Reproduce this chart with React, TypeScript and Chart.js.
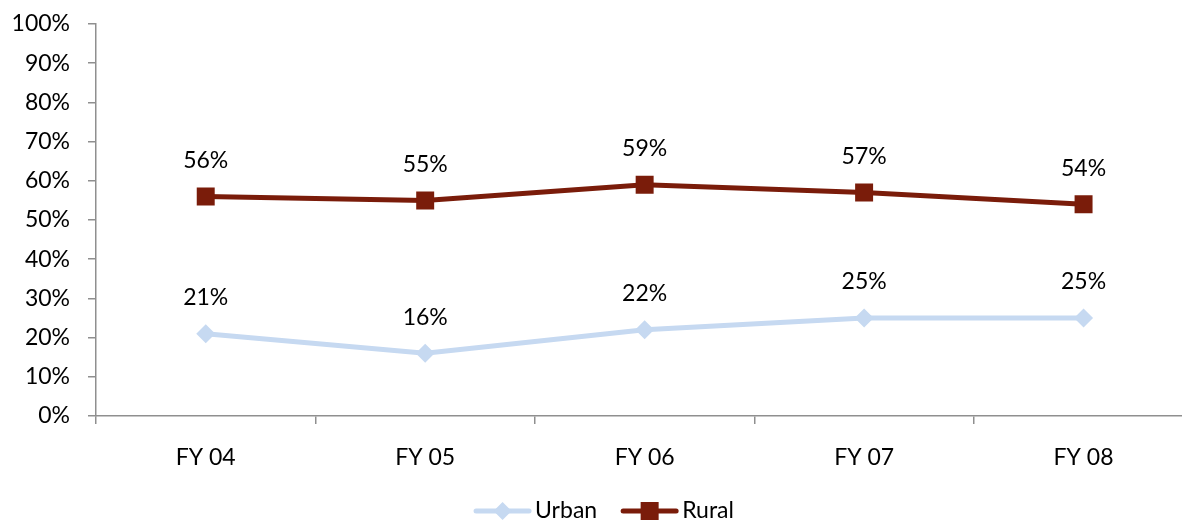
import React, { useEffect, useRef } from "react";
import { Chart, registerables } from "chart.js";

Chart.register(...registerables);

const categories = ["FY 04", "FY 05", "FY 06", "FY 07", "FY 08"];
const urbanValues = [21, 16, 22, 25, 25];
const ruralValues = [56, 55, 59, 57, 54];
const yTicks = [0, 10, 20, 30, 40, 50, 60, 70, 80, 90, 100];

const URBAN = "rgb(198,217,241)";
const RURAL = "rgb(122,28,10)";
const AXIS = "#8f8f8f";
const FONT = "Lato, 'Open Sans', sans-serif";
const FS = 23;
const CANVAS_W = 1206;

const dataLabelPlugin = {
  id: "dataLabels",
  afterDatasetsDraw(chart: any) {
    const ctx = chart.ctx;
    ctx.save();
    ctx.font = `${FS}px ${FONT}`;
    ctx.fillStyle = "#000";
    ctx.textAlign = "center";
    ctx.textBaseline = "middle";
    chart.data.datasets.forEach((ds: any, i: number) => {
      const meta = chart.getDatasetMeta(i);
      meta.data.forEach((pt: any, j: number) => {
        ctx.fillText(ds.data[j] + "%", pt.x, pt.y - 36);
      });
    });
    ctx.restore();
  },
};

const legendPlugin = {
  id: "customLegend",
  afterDraw(chart: any) {
    const ctx = chart.ctx;
    ctx.save();
    ctx.font = `${FS}px ${FONT}`;
    const items = chart.data.datasets.map((ds: any) => ({
      label: ds.label,
      color: ds.borderColor,
      style: ds.pointStyle,
      w: ctx.measureText(ds.label).width,
    }));
    const lineLen = 57;
    const gap = 4;
    const itemGap = 24;
    const total =
      items.reduce((s: number, it: any) => s + lineLen + gap + it.w, 0) +
      itemGap * (items.length - 1);
    let x = 604 - total / 2;
    const y = 511;
    items.forEach((it: any) => {
      ctx.strokeStyle = it.color;
      ctx.lineWidth = 5;
      ctx.lineCap = "round";
      ctx.beginPath();
      ctx.moveTo(x + 2, y);
      ctx.lineTo(x + lineLen - 2, y);
      ctx.stroke();
      const cx = x + lineLen / 2;
      ctx.fillStyle = it.color;
      ctx.beginPath();
      if (it.style === "rectRot") {
        const r = 9;
        ctx.moveTo(cx - r, y);
        ctx.lineTo(cx, y - r);
        ctx.lineTo(cx + r, y);
        ctx.lineTo(cx, y + r);
        ctx.closePath();
      } else {
        ctx.rect(cx - 9, y - 9, 18, 18);
      }
      ctx.fill();
      ctx.fillStyle = "#000";
      ctx.textAlign = "left";
      ctx.textBaseline = "middle";
      ctx.fillText(it.label, x + lineLen + gap, y);
      x += lineLen + gap + it.w + itemGap;
    });
    ctx.restore();
  },
};

export default function App() {
  const ref = useRef<HTMLCanvasElement>(null);
  useEffect(() => {
    document.body.style.margin = "0";
    document.body.style.overflow = "hidden";
    document.documentElement.style.overflow = "hidden";
    const chart = new Chart(ref.current as HTMLCanvasElement, {
      type: "line",
      data: {
        labels: categories,
        datasets: [
          {
            label: "Urban",
            data: urbanValues,
            borderColor: URBAN,
            backgroundColor: URBAN,
            borderWidth: 5,
            pointStyle: "rectRot",
            pointRadius: 9.5,
            pointBorderWidth: 0,
            pointBackgroundColor: URBAN,
            tension: 0,
          },
          {
            label: "Rural",
            data: ruralValues,
            borderColor: RURAL,
            backgroundColor: RURAL,
            borderWidth: 5,
            pointStyle: "rect",
            pointRadius: 12.7,
            pointBorderWidth: 0,
            pointBackgroundColor: RURAL,
            tension: 0,
          },
        ],
      },
      options: {
        responsive: false,
        animation: false,
        devicePixelRatio: 1,
        layout: { padding: { top: 24, right: 1, bottom: 0, left: 0 } },
        plugins: {
          legend: { display: false },
          tooltip: { enabled: false },
        },
        scales: {
          x: {
            offset: true,
            grid: {
              offset: true,
              drawOnChartArea: false,
              drawTicks: true,
              tickLength: 8,
              color: AXIS,
              lineWidth: 1.5,
            },
            border: { color: AXIS, width: 1.5 },
            ticks: {
              color: "#000",
              font: { family: FONT, size: FS },
              padding: 20,
              maxRotation: 0,
            },
            afterFit(scale: any) {
              scale.height = 105;
            },
          },
          y: {
            min: 0,
            max: 100,
            afterBuildTicks(scale: any) {
              scale.ticks = yTicks.map((v) => ({ value: v }));
            },
            grid: {
              drawOnChartArea: false,
              drawTicks: true,
              tickLength: 8,
              color: AXIS,
              lineWidth: 1.5,
            },
            border: { color: AXIS, width: 1.5 },
            ticks: {
              color: "#000",
              font: { family: FONT, size: FS },
              padding: 18,
              callback: (v: any) => v + "%",
            },
            afterFit(scale: any) {
              scale.width = 96;
              scale.paddingTop = 0;
              scale.paddingBottom = 0;
            },
          },
        },
      },
      plugins: [dataLabelPlugin, legendPlugin],
    });
    return () => chart.destroy();
  }, []);
  return (
    <div style={{ width: CANVAS_W, height: 521, position: "relative" }}>
      <canvas ref={ref} width={CANVAS_W} height={521} style={{ display: "block" }} />
    </div>
  );
}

What you will do
Exactly restate the lines from the beginning of the data through the line with "80, 90, 100];", and no others, keeping pictures out.

Response to the task
Reproduce this chart with React, TypeScript and Chart.js.
import React, { useEffect, useRef } from "react";
import { Chart, registerables } from "chart.js";

Chart.register(...registerables);

const categories = ["FY 04", "FY 05", "FY 06", "FY 07", "FY 08"];
const urbanValues = [21, 16, 22, 25, 25];
const ruralValues = [56, 55, 59, 57, 54];
const yTicks = [0, 10, 20, 30, 40, 50, 60, 70, 80, 90, 100];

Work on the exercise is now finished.